Era fine maggio del 1981 quando accogliemmo Sensei per la prima volta a Firenze. Come autista della delegazione ebbi la fortuna di spostarmi continuamente con lui nei giorni della sua permanenza. Così ebbi molte opportunità di stargli vicino, non solo nelle riunioni che tenne con noi, ma soprattutto nelle molte occasioni che ci offrì di dialogare insieme a lui. Il presidente Ikeda si rivolgeva a noi con immensa fiducia, con grande serietà e un’energica allegria. Non ti capita spesso, anzi mai, a quell’età, di sentire tutta quella calda considerazione, come se volesse riversare su di noi tutto ciò che aveva, senza risparmiarsi. Era attento, lucido, spiritoso, accorato, curioso e anche semplice, ma soprattutto infinitamente profondo. Come se nella sua mente avesse un piano di dimensioni planetarie. Tutto era collegato, ogni cosa faceva parte di una sublime visione.
Ci faceva sentire protagonisti di quella visione, e a ogni parola o frase, ne rivelava un pezzo.
Come quando parlò del Rinascimento italiano. Collegò la storia di Firenze, come culla del Rinascimento, con la necessità di dare vita a un “Nuovo Rinascimento”, dove gli ideali già emersi a Firenze nel tredicesimo secolo finalmente potessero – grazie alla Legge mistica – liberare l’essere umano dalle catene che poi avevano finito per renderlo schiavo.

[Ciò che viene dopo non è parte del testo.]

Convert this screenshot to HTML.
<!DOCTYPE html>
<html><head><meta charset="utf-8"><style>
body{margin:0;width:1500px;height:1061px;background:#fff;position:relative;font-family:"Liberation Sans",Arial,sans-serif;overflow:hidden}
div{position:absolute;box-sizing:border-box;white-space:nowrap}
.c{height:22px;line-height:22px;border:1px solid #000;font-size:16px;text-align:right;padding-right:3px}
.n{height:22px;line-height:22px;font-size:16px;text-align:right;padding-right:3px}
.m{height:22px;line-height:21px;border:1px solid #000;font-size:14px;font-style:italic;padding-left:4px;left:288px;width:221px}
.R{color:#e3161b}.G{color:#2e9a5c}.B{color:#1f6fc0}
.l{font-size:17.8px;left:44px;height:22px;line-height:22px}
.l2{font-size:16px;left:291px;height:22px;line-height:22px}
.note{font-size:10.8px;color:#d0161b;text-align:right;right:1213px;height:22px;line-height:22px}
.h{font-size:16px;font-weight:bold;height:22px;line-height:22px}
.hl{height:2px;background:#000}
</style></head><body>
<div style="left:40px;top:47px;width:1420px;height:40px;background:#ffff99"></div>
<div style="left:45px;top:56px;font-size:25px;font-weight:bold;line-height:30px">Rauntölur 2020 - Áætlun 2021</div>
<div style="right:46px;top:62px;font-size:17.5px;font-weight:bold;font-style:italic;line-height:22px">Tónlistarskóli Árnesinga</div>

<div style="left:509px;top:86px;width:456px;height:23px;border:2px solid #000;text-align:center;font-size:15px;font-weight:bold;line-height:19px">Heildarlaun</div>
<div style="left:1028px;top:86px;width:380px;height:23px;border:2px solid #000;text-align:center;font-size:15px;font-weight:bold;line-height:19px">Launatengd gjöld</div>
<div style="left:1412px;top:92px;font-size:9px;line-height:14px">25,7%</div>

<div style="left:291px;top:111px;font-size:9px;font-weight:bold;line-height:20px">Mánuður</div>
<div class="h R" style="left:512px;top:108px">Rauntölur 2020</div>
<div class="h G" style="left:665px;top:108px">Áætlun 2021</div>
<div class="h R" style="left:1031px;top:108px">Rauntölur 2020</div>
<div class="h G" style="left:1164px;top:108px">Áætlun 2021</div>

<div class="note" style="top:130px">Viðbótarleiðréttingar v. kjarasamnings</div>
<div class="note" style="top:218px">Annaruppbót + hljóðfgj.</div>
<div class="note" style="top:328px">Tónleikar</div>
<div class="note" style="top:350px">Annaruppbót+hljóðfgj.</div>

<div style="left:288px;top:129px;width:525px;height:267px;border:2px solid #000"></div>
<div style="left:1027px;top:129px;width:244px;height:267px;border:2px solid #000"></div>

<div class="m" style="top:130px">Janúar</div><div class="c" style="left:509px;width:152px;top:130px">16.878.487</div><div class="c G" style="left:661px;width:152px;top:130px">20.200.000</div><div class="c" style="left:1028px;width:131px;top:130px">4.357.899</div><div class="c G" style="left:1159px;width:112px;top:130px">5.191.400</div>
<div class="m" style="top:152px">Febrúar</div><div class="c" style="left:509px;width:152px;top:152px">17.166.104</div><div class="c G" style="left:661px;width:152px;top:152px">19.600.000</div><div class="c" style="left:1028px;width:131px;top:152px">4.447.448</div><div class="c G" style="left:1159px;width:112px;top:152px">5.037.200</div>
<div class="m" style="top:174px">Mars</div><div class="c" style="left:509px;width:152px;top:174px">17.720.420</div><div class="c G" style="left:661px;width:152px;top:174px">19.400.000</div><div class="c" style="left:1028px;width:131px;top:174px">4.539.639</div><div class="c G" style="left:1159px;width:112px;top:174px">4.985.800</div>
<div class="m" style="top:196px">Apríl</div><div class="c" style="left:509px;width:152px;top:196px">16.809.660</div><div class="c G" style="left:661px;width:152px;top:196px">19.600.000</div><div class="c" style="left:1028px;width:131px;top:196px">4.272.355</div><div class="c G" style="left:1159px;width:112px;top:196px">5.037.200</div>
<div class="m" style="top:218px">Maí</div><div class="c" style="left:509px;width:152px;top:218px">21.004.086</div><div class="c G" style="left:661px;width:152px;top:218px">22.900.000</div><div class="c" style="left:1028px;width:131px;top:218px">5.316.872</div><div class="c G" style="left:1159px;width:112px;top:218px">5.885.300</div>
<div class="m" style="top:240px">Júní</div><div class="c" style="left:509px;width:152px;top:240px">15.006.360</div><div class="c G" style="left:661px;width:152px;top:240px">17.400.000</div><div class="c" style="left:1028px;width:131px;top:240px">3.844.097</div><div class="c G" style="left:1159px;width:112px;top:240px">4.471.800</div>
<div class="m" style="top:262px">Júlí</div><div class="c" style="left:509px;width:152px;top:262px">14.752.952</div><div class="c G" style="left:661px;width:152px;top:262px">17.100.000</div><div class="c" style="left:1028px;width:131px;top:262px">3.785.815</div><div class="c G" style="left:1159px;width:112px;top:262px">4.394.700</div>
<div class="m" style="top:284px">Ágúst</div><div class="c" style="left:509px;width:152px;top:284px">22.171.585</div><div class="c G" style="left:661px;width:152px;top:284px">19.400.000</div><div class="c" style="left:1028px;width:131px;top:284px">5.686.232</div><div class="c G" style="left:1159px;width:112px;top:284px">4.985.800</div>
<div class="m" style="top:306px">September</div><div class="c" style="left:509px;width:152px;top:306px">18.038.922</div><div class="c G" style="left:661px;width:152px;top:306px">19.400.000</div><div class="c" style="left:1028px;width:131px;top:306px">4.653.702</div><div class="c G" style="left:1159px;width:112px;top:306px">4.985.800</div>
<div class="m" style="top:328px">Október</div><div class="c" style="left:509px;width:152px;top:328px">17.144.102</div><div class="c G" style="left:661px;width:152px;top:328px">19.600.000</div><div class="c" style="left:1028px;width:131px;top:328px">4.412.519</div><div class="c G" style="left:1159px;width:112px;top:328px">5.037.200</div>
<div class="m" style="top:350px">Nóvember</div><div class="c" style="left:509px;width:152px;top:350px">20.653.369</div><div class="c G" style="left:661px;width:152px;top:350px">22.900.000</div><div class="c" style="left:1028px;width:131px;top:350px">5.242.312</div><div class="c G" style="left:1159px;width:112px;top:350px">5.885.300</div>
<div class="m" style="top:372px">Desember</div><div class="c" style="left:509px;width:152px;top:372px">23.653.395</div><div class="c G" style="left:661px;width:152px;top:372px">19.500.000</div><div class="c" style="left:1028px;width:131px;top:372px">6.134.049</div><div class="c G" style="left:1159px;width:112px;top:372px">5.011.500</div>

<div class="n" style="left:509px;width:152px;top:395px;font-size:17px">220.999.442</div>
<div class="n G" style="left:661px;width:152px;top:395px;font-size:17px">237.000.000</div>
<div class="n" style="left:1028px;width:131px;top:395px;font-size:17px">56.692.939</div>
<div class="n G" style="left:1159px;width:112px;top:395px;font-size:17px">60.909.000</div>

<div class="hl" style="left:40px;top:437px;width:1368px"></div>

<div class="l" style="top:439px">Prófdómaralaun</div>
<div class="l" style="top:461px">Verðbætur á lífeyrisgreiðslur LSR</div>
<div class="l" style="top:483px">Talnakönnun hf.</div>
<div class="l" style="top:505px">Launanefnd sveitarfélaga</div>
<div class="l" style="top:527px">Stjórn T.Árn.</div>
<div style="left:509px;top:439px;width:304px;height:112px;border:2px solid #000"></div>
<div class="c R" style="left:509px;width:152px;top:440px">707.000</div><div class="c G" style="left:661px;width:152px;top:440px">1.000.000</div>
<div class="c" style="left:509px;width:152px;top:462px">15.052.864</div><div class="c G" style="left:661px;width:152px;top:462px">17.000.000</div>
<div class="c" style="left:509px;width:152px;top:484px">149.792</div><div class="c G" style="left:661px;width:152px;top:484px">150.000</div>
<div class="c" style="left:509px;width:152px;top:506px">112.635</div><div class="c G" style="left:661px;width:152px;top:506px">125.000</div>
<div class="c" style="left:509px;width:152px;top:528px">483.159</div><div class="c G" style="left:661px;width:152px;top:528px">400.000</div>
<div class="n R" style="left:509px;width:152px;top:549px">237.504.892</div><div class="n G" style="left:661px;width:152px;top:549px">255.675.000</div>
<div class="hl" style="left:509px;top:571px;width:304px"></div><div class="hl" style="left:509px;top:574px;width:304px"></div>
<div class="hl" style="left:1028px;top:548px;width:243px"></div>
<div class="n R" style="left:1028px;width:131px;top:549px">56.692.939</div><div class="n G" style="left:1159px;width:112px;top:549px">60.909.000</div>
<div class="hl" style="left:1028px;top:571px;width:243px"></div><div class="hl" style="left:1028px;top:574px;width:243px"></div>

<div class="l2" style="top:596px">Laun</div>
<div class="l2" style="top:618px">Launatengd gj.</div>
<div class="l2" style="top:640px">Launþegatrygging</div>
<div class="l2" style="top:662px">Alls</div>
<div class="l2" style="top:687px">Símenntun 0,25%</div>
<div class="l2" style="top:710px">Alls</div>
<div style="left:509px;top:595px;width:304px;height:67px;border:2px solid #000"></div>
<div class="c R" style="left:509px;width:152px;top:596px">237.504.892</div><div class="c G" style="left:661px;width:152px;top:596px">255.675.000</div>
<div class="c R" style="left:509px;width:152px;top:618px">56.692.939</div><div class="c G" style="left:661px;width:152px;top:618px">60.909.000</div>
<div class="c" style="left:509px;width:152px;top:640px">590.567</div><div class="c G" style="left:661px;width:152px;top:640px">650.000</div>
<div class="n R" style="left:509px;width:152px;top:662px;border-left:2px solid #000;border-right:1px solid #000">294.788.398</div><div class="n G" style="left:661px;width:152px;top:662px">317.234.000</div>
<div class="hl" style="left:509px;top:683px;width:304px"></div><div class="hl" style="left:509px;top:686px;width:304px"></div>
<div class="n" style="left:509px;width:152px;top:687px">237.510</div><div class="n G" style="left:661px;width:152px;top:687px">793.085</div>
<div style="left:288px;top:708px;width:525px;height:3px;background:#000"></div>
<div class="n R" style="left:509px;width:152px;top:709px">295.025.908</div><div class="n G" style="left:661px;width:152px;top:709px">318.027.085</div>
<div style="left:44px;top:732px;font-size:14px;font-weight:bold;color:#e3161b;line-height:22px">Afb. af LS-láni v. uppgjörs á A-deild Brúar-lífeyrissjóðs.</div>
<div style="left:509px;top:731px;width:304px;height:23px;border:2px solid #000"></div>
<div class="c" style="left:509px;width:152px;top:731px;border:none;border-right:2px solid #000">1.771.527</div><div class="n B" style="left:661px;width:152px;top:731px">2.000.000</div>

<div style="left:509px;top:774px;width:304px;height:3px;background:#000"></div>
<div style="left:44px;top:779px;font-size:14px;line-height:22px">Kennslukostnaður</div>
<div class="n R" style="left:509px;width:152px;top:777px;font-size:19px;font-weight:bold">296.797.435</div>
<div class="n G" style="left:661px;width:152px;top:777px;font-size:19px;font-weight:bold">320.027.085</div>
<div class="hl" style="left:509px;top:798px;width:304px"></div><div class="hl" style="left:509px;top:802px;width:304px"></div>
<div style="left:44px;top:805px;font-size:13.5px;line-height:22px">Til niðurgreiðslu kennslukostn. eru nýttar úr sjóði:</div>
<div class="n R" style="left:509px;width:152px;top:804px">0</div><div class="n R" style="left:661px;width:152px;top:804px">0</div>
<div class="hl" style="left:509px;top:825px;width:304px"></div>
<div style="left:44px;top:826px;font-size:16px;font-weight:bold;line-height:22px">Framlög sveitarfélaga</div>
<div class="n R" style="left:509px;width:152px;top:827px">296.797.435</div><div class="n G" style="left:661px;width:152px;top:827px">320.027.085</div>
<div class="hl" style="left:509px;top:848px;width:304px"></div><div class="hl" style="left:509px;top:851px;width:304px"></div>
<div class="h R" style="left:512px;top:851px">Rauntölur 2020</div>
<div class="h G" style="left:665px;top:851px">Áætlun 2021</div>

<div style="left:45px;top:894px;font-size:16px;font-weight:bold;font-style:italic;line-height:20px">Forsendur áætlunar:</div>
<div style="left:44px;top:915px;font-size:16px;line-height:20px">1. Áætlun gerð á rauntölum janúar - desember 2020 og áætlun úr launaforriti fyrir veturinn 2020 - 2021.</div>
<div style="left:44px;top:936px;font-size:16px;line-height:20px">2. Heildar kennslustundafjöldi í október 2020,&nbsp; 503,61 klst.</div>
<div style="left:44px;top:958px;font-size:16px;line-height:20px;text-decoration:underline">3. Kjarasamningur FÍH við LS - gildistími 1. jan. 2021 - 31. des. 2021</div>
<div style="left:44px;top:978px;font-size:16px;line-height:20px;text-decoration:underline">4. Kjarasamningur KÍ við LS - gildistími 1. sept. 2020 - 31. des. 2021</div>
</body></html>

Da quelle parole prendemmo spunto l’anno successivo per dare nome al nostro giornale che lui stesso battezzò con il suo editoriale nella prima pagina del numero uno: Il Nuovo Rinascimento.
Alla riunione del 30 maggio 1981 ci riempì di consigli saggi e concreti. Mentre ci faceva sentire Bodhisattva della Terra, si occupò di tracciare quelle che sarebbero state le tappe importanti della nostra vita. Il rapporto con i genitori, lo studio, il lavoro, il matrimonio, la pratica e l’attività buddista si fondevano in una musica meravigliosa che ci veniva voglia di vivere proprio come ci indicava lui.
Era un esempio di umanità.
Ricordo bene il giorno dopo, mentre lo aspettavamo fuori dalla casa di Dante, il poeta che così tanto amava. Arrivò il custode della casa, con gli occhi luminosi e una calcolatrice elettronica in mano… voleva sapere chi fosse quel giapponese gentile che aveva parlato con lui e gli aveva regalato quella “macchinetta” allora abbastanza innovativa.
Quando accompagnammo Sensei in stazione, rimasi a osservarlo mentre tranquillo sorseggiava un caffè in attesa dell’arrivo del treno. Era un uomo, un grande maestro, aveva toccato la mia vita a una profondità dove nessuno era mai arrivato: decisi che mi sarei dedicato a seguirlo, avevo trovato la mia strada.